Downsizing has become a major discussion point among Welsh Tenants Federation members. The anxiety of tenants have increased significantly following the UK government proposals to penalise tenants for under-occupying their home. From April 2013 tenants in the RSL sector who claim housing benefit will have no choice but to contribute 13% of the rental cost out of their welfare payments if they under-occupy a property by 1 bedroom and up to 23% if two bedrooms or more. This will create significant hardship for many poor families already hitting multiple deprivation indicators such as fuel poverty and unemployment.
The issue of how we support and enable people to ‘move-on’ (perhaps as a last resort) if they are unable to meet these additional costs, is therefore a popular discussion point among the tenants movement.
The Welsh Tenants Federation have argued for better support to exchange or transfer and indeed for the Welsh Government to take the lead on developing compensation schemes for tenants who wish to free up their under-occupied homes for families who are desperate for that accommodation, thereby making more efficient use of the existing stock. Compensation schemes are on offer, but they vary widely across Wales from £100 to £2,500. Schemes vary within a single landlords stock and can be based on the condition of the property, size of the rooms being freed up and its location. However existing schemes lack consistency, fairness and transparency. They depend hugely on whether the property being vacated is indeed desirable to exchange. This can unfairly penalise tenants who live in poorly maintained housing on sink estates.
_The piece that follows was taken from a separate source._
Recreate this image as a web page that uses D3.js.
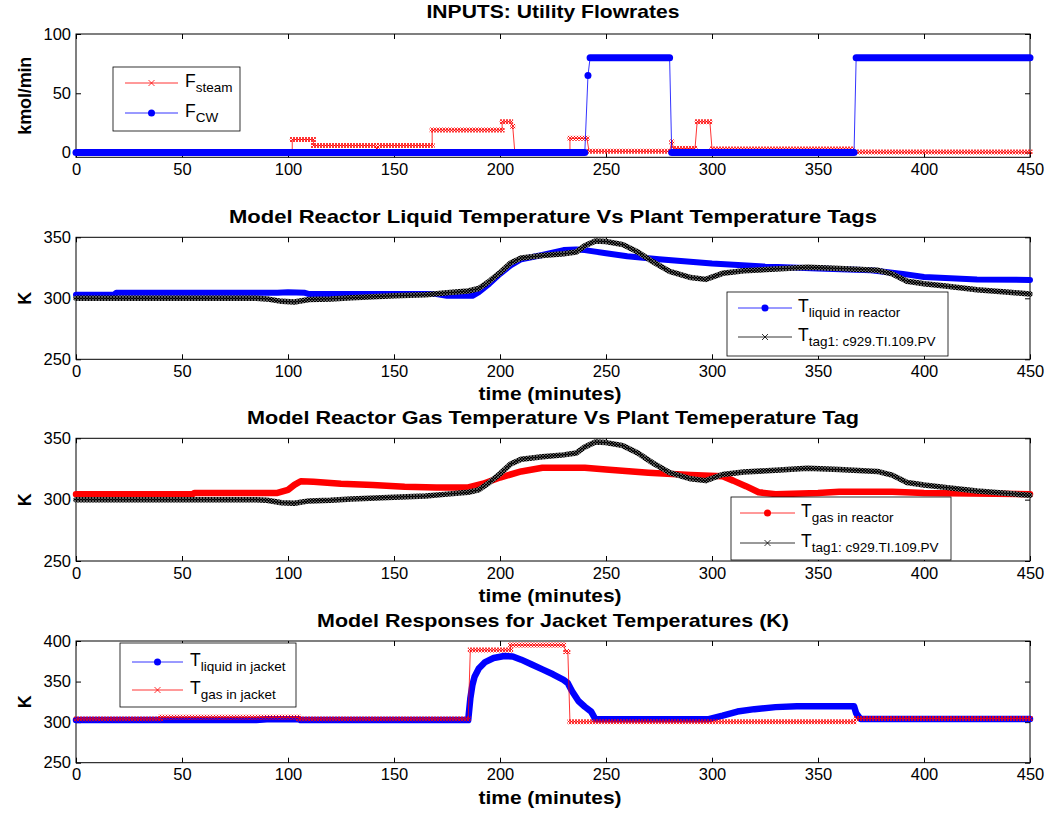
<!DOCTYPE html>
<html>
<head>
<meta charset="utf-8">
<script src="https://cdn.jsdelivr.net/npm/d3@7"></script>
<style>
  body { margin: 0; background: #fff; }
  svg { display: block; }
  text { font-family: "Liberation Sans", Arial, sans-serif; }
  .tick text { font-size: 16.5px; fill: #000; }
  .tick line { stroke: #000; }
</style>
</head>
<body>
<svg id="chart" width="1049" height="813"></svg>
<script>
// ---- data ----
var timeTicks = [0, 50, 100, 150, 200, 250, 300, 350, 400, 450];

// panel 1: utility flowrates, step plateaus [tStart, tEnd, kmol/min]
var steamSteps = [
  [0, 102, 0], [102, 112, 11], [112, 141, 6], [142, 142, 3], [143, 168, 6],
  [168, 201, 19], [201, 205, 26], [206, 206, 22], [207, 233, 0], [233, 241, 12],
  [242, 280, 1], [281, 281, 9], [282, 292, 3.5], [293, 299, 26], [300, 366, 3],
  [367, 450, 0.5]
];
var cwSteps = [
  [0, 240, 0], [241.5, 241.5, 65], [242.5, 280, 80], [281, 367, 0], [368, 450, 80]
];

// panel 2 & 3: reactor temperatures [t, K]
var tLiquidReactor = [
  [0, 303], [18, 303], [19, 304.5], [95, 304.5], [100, 305], [108, 304.5], [110, 303.5],
  [170, 303.5], [175, 302], [187, 302], [190, 305], [195, 312], [200, 320], [205, 327],
  [210, 332], [220, 335.5], [230, 339.5], [236, 340], [240, 339.5], [250, 337],
  [260, 334.5], [275, 332], [300, 328.5], [325, 326], [350, 324.5], [375, 323],
  [390, 320], [400, 317.5], [425, 315.5], [450, 315]
];
var tTag1 = [
  [0, 300], [40, 300], [85, 300], [90, 299.5], [97, 297.5], [103, 297], [110, 299],
  [120, 299.5], [130, 300.5], [150, 302], [165, 303], [175, 304.5], [185, 306],
  [190, 308], [195, 314], [200, 321], [205, 329], [210, 333], [220, 335], [230, 336.5],
  [236, 338], [240, 343], [245, 347], [250, 346.5], [258, 344], [265, 338], [272, 330],
  [280, 322], [290, 317], [297, 315.5], [305, 320.5], [315, 322.5], [330, 324],
  [345, 325.5], [360, 324.5], [378, 323], [385, 320], [392, 314], [400, 312],
  [410, 310], [425, 307], [440, 305], [450, 303.5]
];
var tGasReactor = [
  [0, 304.5], [55, 304.5], [56, 305.5], [95, 305.5], [100, 308], [103, 312], [106, 315],
  [112, 314.5], [125, 313], [140, 312], [155, 310.5], [170, 310], [185, 310], [192, 313],
  [200, 318], [210, 323], [220, 326], [240, 326], [250, 324.5], [270, 322], [290, 320],
  [305, 319], [310, 315.5], [316, 311], [322, 306], [330, 304.5], [350, 305.5],
  [360, 306.5], [385, 306.5], [400, 305.5], [450, 304.5]
];

// panel 4: jacket temperatures
var tLiquidJacket = [
  [0, 302.5], [85, 302.5], [90, 303.5], [105, 303.5], [106, 302.5], [185, 302.5],
  [186, 329], [187, 346], [188, 356], [190, 366], [193, 374], [197, 379], [202, 381.5],
  [206, 381], [210, 377], [215, 371], [220, 365], [225, 359], [230, 352], [232, 348],
  [234, 338], [237, 326], [240, 319], [243, 313], [245, 303.5], [298, 303.5], [305, 308],
  [312, 313], [320, 316], [330, 318.5], [340, 319.5], [367, 319.5], [368, 311],
  [370, 304], [450, 304]
];
var gasJacketSteps = [
  [0, 40, 304], [40, 105, 306], [105, 185, 304], [186, 205, 389], [205, 230, 395],
  [231, 232, 387], [233, 367, 300.5], [368, 450, 304.5]
];

var panelTitles = [
  "INPUTS: Utility Flowrates",
  "Model Reactor Liquid Temperature Vs Plant Temperature Tags",
  "Model Reactor Gas Temperature Vs Plant Temeperature Tag",
  "Model Responses for Jacket Temperatures (K)"
];

// ---- layout ----
var plotLeft = 76, plotRight = 1030;
var svg = d3.select("#chart");

var defs = svg.append("defs");
function xPattern(id, bg, fg, size, w) {
  var p = defs.append("pattern").attr("id", id)
    .attr("patternUnits", "userSpaceOnUse")
    .attr("width", size).attr("height", size);
  if (bg) p.append("rect").attr("width", size).attr("height", size).attr("fill", bg);
  p.append("path").attr("d", "M0,0L" + size + "," + size + "M" + size + ",0L0," + size)
    .attr("stroke", fg).attr("stroke-width", w);
}
xPattern("xred", null, "#ff0000", 3, 0.8);
xPattern("xblack", "#000", "#9a9a9a", 3, 0.6);

var xScale = d3.scaleLinear().domain([0, 450]).range([plotLeft, plotRight]);

var panels = [
  { top: 34, bottom: 157.3, domain: [-4, 100], ticks: [0, 50, 100], ylabel: "kmol/min", titleY: 18, titleW: 253, xlabelY: null },
  { top: 237.3, bottom: 359.3, domain: [250, 350], ticks: [250, 300, 350], ylabel: "K", titleY: 223, titleW: 648, xlabelY: 400 },
  { top: 438.3, bottom: 561, domain: [250, 350], ticks: [250, 300, 350], ylabel: "K", titleY: 424, titleW: 612, xlabelY: 602 },
  { top: 641, bottom: 762.7, domain: [250, 400], ticks: [250, 300, 350, 400], ylabel: "K", titleY: 627, titleW: 472, xlabelY: 804 }
];

panels.forEach(function(p, i) {
  p.y = d3.scaleLinear().domain(p.domain).range([p.bottom, p.top]);
  var g = svg.append("g");
  p.g = g;

  var axB = g.append("g").attr("transform", "translate(0," + p.bottom + ")")
    .call(d3.axisBottom(xScale).tickValues(timeTicks).tickSize(-5).tickPadding(6).tickFormat(d3.format("d")));
  var axT = g.append("g").attr("transform", "translate(0," + p.top + ")")
    .call(d3.axisTop(xScale).tickValues(timeTicks).tickSize(-5).tickFormat(""));
  var axL = g.append("g").attr("transform", "translate(" + plotLeft + ",0)")
    .call(d3.axisLeft(p.y).tickValues(p.ticks).tickSize(-5).tickPadding(5).tickFormat(d3.format("d")));
  var axR = g.append("g").attr("transform", "translate(" + plotRight + ",0)")
    .call(d3.axisRight(p.y).tickValues(p.ticks).tickSize(-5).tickFormat(""));
  [axB, axT, axL, axR].forEach(function(a) { a.select(".domain").remove(); a.attr("font-family", null).attr("font-size", null); });

  g.append("rect").attr("x", plotLeft).attr("y", p.top)
    .attr("width", plotRight - plotLeft).attr("height", p.bottom - p.top)
    .attr("fill", "none").attr("stroke", "#000").attr("stroke-width", 1);

  p.plot = g.append("g");

  g.append("text").attr("x", (plotLeft + plotRight) / 2).attr("y", p.titleY)
    .attr("text-anchor", "middle").attr("font-weight", "bold").attr("font-size", 18.5)
    .attr("textLength", p.titleW).attr("lengthAdjust", "spacingAndGlyphs")
    .text(panelTitles[i]);

  var cy = (p.top + p.bottom) / 2;
  var yl = g.append("text").attr("transform", "translate(31," + cy + ") rotate(-90)")
    .attr("text-anchor", "middle").attr("font-weight", "bold").attr("font-size", 18)
    .text(p.ylabel);
  if (p.ylabel.length > 2) yl.attr("textLength", 78);

  if (p.xlabelY) {
    g.append("text").attr("x", 550).attr("y", p.xlabelY)
      .attr("text-anchor", "middle").attr("font-weight", "bold").attr("font-size", 19)
      .attr("textLength", 143).attr("lengthAdjust", "spacingAndGlyphs")
      .text("time (minutes)");
  }
});

// ---- drawing helpers ----
function drawCurve(p, data, color, band, bandWidth) {
  var line = d3.line().x(function(d) { return xScale(d[0]); }).y(function(d) { return p.y(d[1]); });
  p.plot.append("path").attr("d", line(data)).attr("fill", "none")
    .attr("stroke", band).attr("stroke-width", bandWidth)
    .attr("stroke-linecap", "round").attr("stroke-linejoin", "round");
  p.plot.append("path").attr("d", line(data)).attr("fill", "none")
    .attr("stroke", color).attr("stroke-width", 0.8);
}

function drawSteps(p, steps, color, band, bandWidth, cap) {
  var pts = [];
  steps.forEach(function(s) { pts.push([s[0], s[2]]); pts.push([s[1], s[2]]); });
  var line = d3.line().x(function(d) { return xScale(d[0]); }).y(function(d) { return p.y(d[1]); });
  p.plot.append("path").attr("d", line(pts)).attr("fill", "none")
    .attr("stroke", color).attr("stroke-width", 0.8);
  p.plot.selectAll(null).data(steps).enter().append("path")
    .attr("d", function(s) { return line([[s[0], s[2]], [s[1], s[2]]]); })
    .attr("fill", "none").attr("stroke", band).attr("stroke-width", bandWidth)
    .attr("stroke-linecap", cap);
}

function drawLegend(p, box, entries) {
  var lg = p.g.append("g");
  lg.append("rect").attr("x", box.x0).attr("y", box.y0)
    .attr("width", box.x1 - box.x0).attr("height", box.y1 - box.y0)
    .attr("fill", "#fff").attr("stroke", "#000").attr("stroke-width", 0.8);
  entries.forEach(function(e, i) {
    var ry = box.rows[i];
    lg.append("line").attr("x1", box.lx0).attr("x2", box.lx1).attr("y1", ry).attr("y2", ry)
      .attr("stroke", e.color).attr("stroke-width", 0.8);
    var mx = (box.lx0 + box.lx1) / 2;
    if (e.marker === "dot") {
      lg.append("circle").attr("cx", mx).attr("cy", ry).attr("r", 3.5).attr("fill", e.markerColor);
    } else {
      lg.append("path").attr("d", "M" + (mx - 3) + "," + (ry - 3) + "L" + (mx + 3) + "," + (ry + 3) +
        "M" + (mx + 3) + "," + (ry - 3) + "L" + (mx - 3) + "," + (ry + 3))
        .attr("stroke", e.markerColor).attr("stroke-width", 0.8);
    }
    var t = lg.append("text").attr("x", box.tx).attr("y", ry + 4).attr("font-size", 17.5);
    t.append("tspan").text(e.main);
    t.append("tspan").attr("dy", 5).attr("font-size", 13.5).text(e.sub);
  });
}

// ---- panel 1 ----
drawSteps(panels[0], steamSteps, "#ff0000", "url(#xred)", 5, "square");
drawSteps(panels[0], cwSteps, "#0000ff", "#0000ff", 7, "round");
drawLegend(panels[0], { x0: 113, y0: 67, x1: 240, y1: 131, rows: [83, 113], lx0: 125, lx1: 178, tx: 185 }, [
  { main: "F", sub: "steam", color: "#ff0000", markerColor: "#ff0000", marker: "x" },
  { main: "F", sub: "CW", color: "#0000ff", markerColor: "#0000ff", marker: "dot" }
]);

// ---- panel 2 ----
drawCurve(panels[1], tLiquidReactor, "#0000ff", "#0000ff", 6);
drawCurve(panels[1], tTag1, "#000", "url(#xblack)", 5.5);
drawLegend(panels[1], { x0: 727, y0: 292, x1: 948, y1: 356, rows: [308, 337], lx0: 738, lx1: 792, tx: 798 }, [
  { main: "T", sub: "liquid in reactor", color: "#0000ff", markerColor: "#0000ff", marker: "dot" },
  { main: "T", sub: "tag1: c929.TI.109.PV", color: "#000", markerColor: "#000", marker: "x" }
]);

// ---- panel 3 ----
drawCurve(panels[2], tGasReactor, "#ff0000", "#ff0000", 6.5);
drawCurve(panels[2], tTag1, "#000", "url(#xblack)", 5.5);
drawLegend(panels[2], { x0: 731, y0: 497, x1: 951, y1: 560, rows: [513, 543], lx0: 740, lx1: 795, tx: 801 }, [
  { main: "T", sub: "gas in reactor", color: "#ff0000", markerColor: "#ff0000", marker: "dot" },
  { main: "T", sub: "tag1: c929.TI.109.PV", color: "#000", markerColor: "#000", marker: "x" }
]);

// ---- panel 4 ----
drawCurve(panels[3], tLiquidJacket, "#0000ff", "#0000ff", 6.5);
drawSteps(panels[3], gasJacketSteps, "#ff0000", "url(#xred)", 5, "square");
drawLegend(panels[3], { x0: 120, y0: 643, x1: 296, y1: 707, rows: [662, 690], lx0: 132, lx1: 183, tx: 190 }, [
  { main: "T", sub: "liquid in jacket", color: "#0000ff", markerColor: "#0000ff", marker: "dot" },
  { main: "T", sub: "gas in jacket", color: "#ff0000", markerColor: "#ff0000", marker: "x" }
]);
</script>
</body>
</html>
Tenants have had a right to mutual exchange or transfer among a suite of rights since the introduction of the 1984 Housing Act. The scheme was extended to include assured housing tenants in the housing act 1996 and under the tenants guarantee. However the scheme is not actively encouraged widely by all landlords, this despite 20% of tenants stating they would consider moving if a suitable property could be found and the costs of removal could be met.
The Welsh Tenants Federation has suggested that we should consider whether there should be a legal duty on RSLs and LA to support tenants who are under-occupying as a priority need category thereby ensuring that loyal tenants who under-occupy get priority when homes become available. This would have the benefit of ensuring that families stuck in unsuitable or overcrowded temporary accommodation can move-in more quickly, while the family waiting in temporary accommodation can more quickly receive suitably sized accommodation. Priority move-on could also increase the level of priority if the family moving on from their existing social housing can also demonstrate that the move-on would enhance their job prospects.
According to research published by the intergenerational foundation, there are 25 million empty rooms in the owner-occupied sector across the UK. Many elderly people are capital rich while being cash poor, combing opportunities to support owner occupier conversions, providing more flexible Priority move-on, coupled with social letting agencies and internet providers such as home swap direct, we can begin to make better use of the existing stock across the range of markets. We need a more whole market solution. We need to get away from the controlling and restricting aspects of the existing systems to do so.